• **Objective**:
Using the material below, print a verbatim copy of every line from the one containing "Emit a LaTeX" through the one containing "(railOpt) at (94,452);", inclusive, and omit the pictures.

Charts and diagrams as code
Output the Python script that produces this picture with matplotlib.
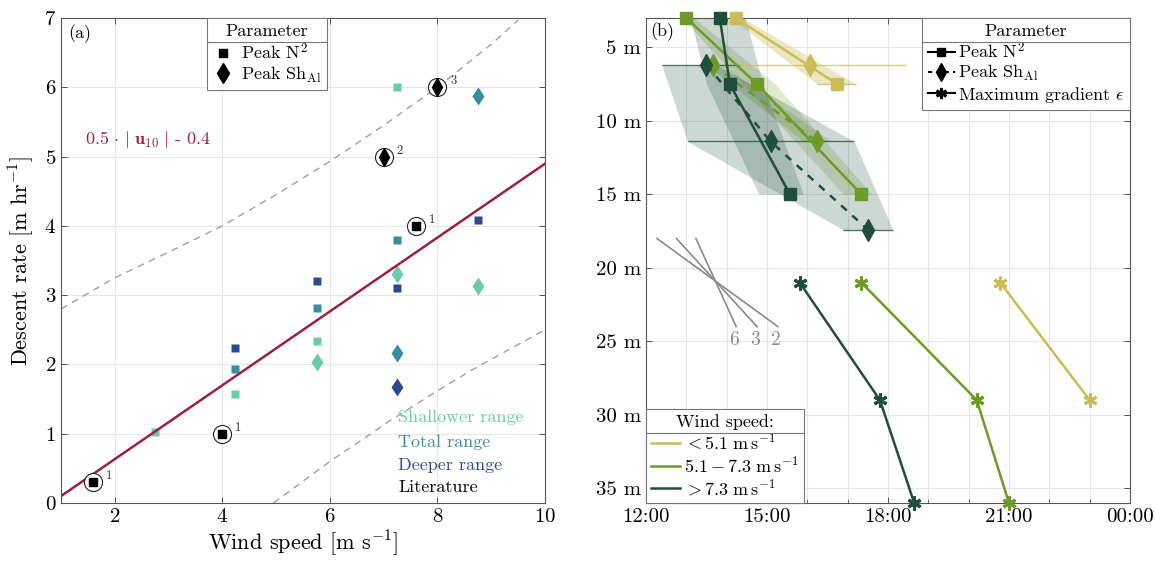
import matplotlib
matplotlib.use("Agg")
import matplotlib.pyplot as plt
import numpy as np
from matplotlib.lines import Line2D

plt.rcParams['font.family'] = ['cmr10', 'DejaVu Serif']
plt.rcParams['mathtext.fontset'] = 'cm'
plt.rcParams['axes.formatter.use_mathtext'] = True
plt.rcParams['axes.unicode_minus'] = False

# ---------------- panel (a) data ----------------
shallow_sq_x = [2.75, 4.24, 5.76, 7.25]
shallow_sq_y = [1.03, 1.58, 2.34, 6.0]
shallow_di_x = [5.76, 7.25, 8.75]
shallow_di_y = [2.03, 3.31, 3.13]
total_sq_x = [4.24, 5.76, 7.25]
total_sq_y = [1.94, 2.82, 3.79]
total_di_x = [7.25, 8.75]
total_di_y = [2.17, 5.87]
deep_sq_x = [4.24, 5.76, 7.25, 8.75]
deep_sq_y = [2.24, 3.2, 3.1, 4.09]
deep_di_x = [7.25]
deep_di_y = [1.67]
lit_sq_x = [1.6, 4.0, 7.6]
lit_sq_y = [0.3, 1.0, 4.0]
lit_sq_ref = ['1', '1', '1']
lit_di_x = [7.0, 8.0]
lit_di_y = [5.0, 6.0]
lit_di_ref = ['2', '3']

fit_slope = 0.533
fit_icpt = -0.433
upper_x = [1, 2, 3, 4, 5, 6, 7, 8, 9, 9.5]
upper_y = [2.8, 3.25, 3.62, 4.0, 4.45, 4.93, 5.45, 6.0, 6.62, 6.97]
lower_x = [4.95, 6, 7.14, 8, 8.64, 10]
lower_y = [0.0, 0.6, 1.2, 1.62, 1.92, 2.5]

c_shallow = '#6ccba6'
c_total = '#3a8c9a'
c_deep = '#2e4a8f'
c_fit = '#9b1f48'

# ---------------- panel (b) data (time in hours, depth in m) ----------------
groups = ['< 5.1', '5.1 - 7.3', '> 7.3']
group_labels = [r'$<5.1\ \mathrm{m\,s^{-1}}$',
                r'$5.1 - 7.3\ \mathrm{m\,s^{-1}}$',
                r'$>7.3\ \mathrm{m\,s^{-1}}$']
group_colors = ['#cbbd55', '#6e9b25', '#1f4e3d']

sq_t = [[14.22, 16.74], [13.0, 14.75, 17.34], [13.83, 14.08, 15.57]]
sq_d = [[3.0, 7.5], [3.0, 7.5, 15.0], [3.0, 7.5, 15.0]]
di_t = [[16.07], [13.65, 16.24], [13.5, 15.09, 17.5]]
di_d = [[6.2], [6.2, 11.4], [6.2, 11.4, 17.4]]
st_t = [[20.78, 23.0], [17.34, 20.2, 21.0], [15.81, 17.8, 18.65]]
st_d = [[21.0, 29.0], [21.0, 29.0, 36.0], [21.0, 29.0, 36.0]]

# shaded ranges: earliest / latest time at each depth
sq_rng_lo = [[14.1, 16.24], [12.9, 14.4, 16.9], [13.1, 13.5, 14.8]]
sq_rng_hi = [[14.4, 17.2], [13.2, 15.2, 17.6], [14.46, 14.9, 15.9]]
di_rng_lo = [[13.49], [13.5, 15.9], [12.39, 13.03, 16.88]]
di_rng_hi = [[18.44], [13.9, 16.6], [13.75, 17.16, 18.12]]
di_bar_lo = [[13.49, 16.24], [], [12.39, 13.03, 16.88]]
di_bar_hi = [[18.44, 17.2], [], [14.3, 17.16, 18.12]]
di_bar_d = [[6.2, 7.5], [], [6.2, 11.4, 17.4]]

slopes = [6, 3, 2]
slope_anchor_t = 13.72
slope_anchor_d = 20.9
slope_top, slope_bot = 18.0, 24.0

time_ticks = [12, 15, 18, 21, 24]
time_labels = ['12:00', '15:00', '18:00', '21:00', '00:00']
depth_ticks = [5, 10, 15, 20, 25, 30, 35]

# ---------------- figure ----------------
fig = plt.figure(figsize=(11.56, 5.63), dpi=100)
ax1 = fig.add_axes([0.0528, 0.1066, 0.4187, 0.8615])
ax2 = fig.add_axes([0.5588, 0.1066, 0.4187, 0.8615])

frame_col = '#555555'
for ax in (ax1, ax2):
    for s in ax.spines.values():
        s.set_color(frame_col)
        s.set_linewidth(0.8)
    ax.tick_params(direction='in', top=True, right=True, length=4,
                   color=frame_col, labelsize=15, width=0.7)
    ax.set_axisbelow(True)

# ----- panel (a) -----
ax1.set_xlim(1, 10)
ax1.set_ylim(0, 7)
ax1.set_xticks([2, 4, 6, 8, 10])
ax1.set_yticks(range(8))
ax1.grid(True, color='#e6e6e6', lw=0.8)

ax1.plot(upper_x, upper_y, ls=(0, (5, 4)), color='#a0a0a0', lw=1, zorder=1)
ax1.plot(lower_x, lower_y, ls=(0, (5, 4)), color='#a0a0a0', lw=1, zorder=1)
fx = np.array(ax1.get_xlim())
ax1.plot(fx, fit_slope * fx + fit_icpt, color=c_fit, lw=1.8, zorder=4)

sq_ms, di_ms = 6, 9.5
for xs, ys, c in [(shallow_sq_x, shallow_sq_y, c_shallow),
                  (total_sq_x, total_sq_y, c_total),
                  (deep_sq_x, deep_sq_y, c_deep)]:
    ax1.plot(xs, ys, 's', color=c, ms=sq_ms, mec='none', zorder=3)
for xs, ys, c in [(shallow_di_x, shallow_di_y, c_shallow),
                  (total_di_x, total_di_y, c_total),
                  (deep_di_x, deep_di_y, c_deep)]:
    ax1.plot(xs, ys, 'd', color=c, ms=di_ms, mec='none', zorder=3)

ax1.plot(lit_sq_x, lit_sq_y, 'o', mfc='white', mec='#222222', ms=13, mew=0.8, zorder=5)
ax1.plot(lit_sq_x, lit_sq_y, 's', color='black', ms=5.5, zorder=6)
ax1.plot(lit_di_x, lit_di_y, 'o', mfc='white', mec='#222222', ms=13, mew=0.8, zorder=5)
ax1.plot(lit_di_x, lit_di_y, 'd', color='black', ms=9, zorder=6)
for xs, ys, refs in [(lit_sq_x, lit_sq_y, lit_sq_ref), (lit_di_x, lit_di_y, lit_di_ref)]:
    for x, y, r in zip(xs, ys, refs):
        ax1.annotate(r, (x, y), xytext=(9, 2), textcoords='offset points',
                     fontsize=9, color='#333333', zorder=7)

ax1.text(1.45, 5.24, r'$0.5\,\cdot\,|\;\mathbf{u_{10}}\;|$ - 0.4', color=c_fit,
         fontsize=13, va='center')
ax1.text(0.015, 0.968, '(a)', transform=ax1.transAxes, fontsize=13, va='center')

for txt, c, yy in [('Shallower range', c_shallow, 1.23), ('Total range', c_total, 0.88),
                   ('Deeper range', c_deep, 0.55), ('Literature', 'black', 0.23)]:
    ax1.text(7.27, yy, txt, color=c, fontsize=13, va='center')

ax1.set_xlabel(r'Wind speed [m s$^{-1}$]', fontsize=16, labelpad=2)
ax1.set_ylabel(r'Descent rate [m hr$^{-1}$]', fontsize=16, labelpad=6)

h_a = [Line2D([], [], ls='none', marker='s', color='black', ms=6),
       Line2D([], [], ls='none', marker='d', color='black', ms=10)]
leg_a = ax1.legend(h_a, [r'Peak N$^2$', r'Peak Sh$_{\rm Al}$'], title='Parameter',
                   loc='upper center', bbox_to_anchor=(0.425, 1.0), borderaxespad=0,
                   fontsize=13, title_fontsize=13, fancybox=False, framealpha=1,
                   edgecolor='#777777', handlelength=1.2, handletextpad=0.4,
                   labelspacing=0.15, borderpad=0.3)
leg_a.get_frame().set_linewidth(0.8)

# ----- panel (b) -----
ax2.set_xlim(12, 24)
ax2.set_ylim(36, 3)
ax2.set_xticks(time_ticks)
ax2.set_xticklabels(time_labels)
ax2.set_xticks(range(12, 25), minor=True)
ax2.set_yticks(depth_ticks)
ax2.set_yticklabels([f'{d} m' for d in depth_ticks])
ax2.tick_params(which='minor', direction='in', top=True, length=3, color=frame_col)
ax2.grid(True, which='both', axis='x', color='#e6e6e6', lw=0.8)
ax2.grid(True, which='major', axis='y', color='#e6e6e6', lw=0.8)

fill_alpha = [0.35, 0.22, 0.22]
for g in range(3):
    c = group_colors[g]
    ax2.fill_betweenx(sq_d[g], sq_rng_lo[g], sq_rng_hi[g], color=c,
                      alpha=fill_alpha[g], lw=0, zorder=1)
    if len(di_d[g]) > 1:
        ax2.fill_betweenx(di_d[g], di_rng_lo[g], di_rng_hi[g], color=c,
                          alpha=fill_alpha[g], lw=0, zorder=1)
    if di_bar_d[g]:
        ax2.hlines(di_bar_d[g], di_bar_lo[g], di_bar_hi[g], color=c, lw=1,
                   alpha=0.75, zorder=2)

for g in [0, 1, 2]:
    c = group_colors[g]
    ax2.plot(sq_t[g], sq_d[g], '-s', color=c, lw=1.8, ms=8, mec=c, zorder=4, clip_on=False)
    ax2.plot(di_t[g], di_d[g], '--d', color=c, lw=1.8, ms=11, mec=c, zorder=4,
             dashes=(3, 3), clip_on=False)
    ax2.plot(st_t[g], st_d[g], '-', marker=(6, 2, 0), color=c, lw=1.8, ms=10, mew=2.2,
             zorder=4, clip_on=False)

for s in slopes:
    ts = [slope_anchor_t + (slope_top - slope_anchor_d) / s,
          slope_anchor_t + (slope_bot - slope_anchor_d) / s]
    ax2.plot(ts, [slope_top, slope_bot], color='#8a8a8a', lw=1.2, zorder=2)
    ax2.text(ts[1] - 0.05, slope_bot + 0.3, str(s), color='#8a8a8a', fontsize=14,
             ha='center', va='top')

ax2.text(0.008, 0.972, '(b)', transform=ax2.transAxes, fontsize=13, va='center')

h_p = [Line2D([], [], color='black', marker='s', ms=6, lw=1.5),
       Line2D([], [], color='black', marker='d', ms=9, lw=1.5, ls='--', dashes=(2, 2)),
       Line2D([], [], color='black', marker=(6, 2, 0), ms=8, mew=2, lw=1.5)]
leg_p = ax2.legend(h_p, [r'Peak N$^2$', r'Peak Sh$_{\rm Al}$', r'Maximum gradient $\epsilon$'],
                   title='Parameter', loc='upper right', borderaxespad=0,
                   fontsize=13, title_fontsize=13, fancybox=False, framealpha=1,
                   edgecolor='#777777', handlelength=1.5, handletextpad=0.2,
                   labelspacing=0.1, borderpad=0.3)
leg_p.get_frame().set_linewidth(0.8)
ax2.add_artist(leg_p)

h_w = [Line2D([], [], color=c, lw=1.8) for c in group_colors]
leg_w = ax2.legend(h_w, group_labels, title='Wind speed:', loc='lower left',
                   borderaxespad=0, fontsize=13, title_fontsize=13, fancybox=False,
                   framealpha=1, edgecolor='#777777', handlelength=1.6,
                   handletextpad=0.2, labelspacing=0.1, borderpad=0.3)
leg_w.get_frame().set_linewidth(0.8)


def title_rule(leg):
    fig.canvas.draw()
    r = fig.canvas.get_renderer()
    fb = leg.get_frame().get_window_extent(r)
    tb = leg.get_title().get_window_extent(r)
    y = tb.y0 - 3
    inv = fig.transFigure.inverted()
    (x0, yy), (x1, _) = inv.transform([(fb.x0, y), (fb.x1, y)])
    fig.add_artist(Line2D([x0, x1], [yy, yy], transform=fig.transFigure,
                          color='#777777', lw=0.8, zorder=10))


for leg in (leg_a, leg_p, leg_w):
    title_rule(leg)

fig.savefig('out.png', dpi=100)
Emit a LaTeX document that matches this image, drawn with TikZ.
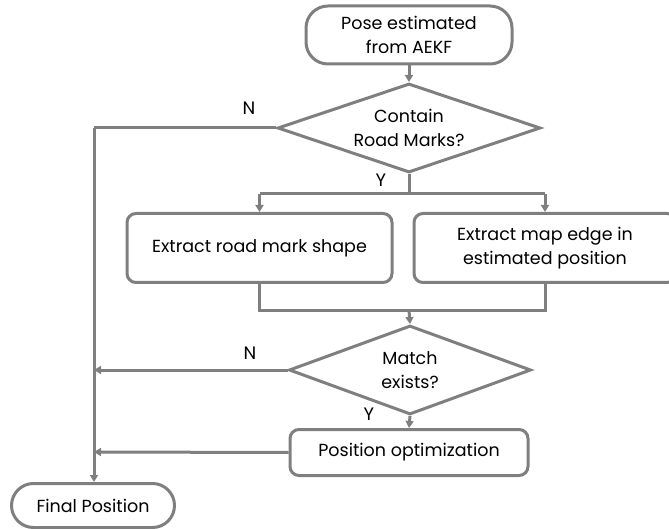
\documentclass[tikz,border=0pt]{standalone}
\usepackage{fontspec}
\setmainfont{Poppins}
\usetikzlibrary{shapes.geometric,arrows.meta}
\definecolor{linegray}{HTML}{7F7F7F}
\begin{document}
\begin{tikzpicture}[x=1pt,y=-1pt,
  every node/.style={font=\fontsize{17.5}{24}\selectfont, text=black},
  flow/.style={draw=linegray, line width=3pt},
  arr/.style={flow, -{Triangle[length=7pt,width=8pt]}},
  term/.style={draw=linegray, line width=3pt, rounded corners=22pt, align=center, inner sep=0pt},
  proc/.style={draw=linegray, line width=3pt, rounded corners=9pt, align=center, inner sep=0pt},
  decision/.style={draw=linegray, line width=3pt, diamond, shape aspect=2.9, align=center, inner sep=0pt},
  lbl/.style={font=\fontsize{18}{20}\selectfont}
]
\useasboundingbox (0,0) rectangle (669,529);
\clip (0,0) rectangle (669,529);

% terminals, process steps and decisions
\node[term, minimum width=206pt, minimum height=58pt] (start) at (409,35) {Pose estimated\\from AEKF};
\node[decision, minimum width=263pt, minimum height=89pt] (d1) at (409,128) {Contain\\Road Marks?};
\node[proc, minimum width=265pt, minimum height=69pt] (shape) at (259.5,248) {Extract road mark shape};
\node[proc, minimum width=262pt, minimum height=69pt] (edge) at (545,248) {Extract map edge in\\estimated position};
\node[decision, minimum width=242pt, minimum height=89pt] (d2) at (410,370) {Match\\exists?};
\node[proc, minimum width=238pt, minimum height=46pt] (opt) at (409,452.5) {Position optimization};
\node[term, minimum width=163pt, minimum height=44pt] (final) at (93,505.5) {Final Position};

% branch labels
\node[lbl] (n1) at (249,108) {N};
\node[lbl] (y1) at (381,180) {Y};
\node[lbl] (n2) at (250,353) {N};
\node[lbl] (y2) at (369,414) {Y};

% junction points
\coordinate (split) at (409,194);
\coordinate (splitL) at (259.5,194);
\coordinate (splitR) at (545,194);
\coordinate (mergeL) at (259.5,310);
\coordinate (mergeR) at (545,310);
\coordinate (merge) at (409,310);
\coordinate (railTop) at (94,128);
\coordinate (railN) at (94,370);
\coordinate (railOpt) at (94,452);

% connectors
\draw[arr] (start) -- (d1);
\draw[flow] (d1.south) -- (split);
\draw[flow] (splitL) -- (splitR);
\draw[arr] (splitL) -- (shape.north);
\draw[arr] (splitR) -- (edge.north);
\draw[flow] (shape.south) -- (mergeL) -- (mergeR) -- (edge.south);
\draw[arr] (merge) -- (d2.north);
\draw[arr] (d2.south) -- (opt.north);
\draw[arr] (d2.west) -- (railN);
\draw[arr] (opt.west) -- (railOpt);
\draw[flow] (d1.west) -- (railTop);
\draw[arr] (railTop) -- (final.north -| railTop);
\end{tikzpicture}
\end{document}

• **Exercise output**:
Emit a LaTeX document that matches this image, drawn with TikZ.
\documentclass[tikz,border=0pt]{standalone}
\usepackage{fontspec}
\setmainfont{Poppins}
\usetikzlibrary{shapes.geometric,arrows.meta}
\definecolor{linegray}{HTML}{7F7F7F}
\begin{document}
\begin{tikzpicture}[x=1pt,y=-1pt,
  every node/.style={font=\fontsize{17.5}{24}\selectfont, text=black},
  flow/.style={draw=linegray, line width=3pt},
  arr/.style={flow, -{Triangle[length=7pt,width=8pt]}},
  term/.style={draw=linegray, line width=3pt, rounded corners=22pt, align=center, inner sep=0pt},
  proc/.style={draw=linegray, line width=3pt, rounded corners=9pt, align=center, inner sep=0pt},
  decision/.style={draw=linegray, line width=3pt, diamond, shape aspect=2.9, align=center, inner sep=0pt},
  lbl/.style={font=\fontsize{18}{20}\selectfont}
]
\useasboundingbox (0,0) rectangle (669,529);
\clip (0,0) rectangle (669,529);

% terminals, process steps and decisions
\node[term, minimum width=206pt, minimum height=58pt] (start) at (409,35) {Pose estimated\\from AEKF};
\node[decision, minimum width=263pt, minimum height=89pt] (d1) at (409,128) {Contain\\Road Marks?};
\node[proc, minimum width=265pt, minimum height=69pt] (shape) at (259.5,248) {Extract road mark shape};
\node[proc, minimum width=262pt, minimum height=69pt] (edge) at (545,248) {Extract map edge in\\estimated position};
\node[decision, minimum width=242pt, minimum height=89pt] (d2) at (410,370) {Match\\exists?};
\node[proc, minimum width=238pt, minimum height=46pt] (opt) at (409,452.5) {Position optimization};
\node[term, minimum width=163pt, minimum height=44pt] (final) at (93,505.5) {Final Position};

% branch labels
\node[lbl] (n1) at (249,108) {N};
\node[lbl] (y1) at (381,180) {Y};
\node[lbl] (n2) at (250,353) {N};
\node[lbl] (y2) at (369,414) {Y};

% junction points
\coordinate (split) at (409,194);
\coordinate (splitL) at (259.5,194);
\coordinate (splitR) at (545,194);
\coordinate (mergeL) at (259.5,310);
\coordinate (mergeR) at (545,310);
\coordinate (merge) at (409,310);
\coordinate (railTop) at (94,128);
\coordinate (railN) at (94,370);
\coordinate (railOpt) at (94,452);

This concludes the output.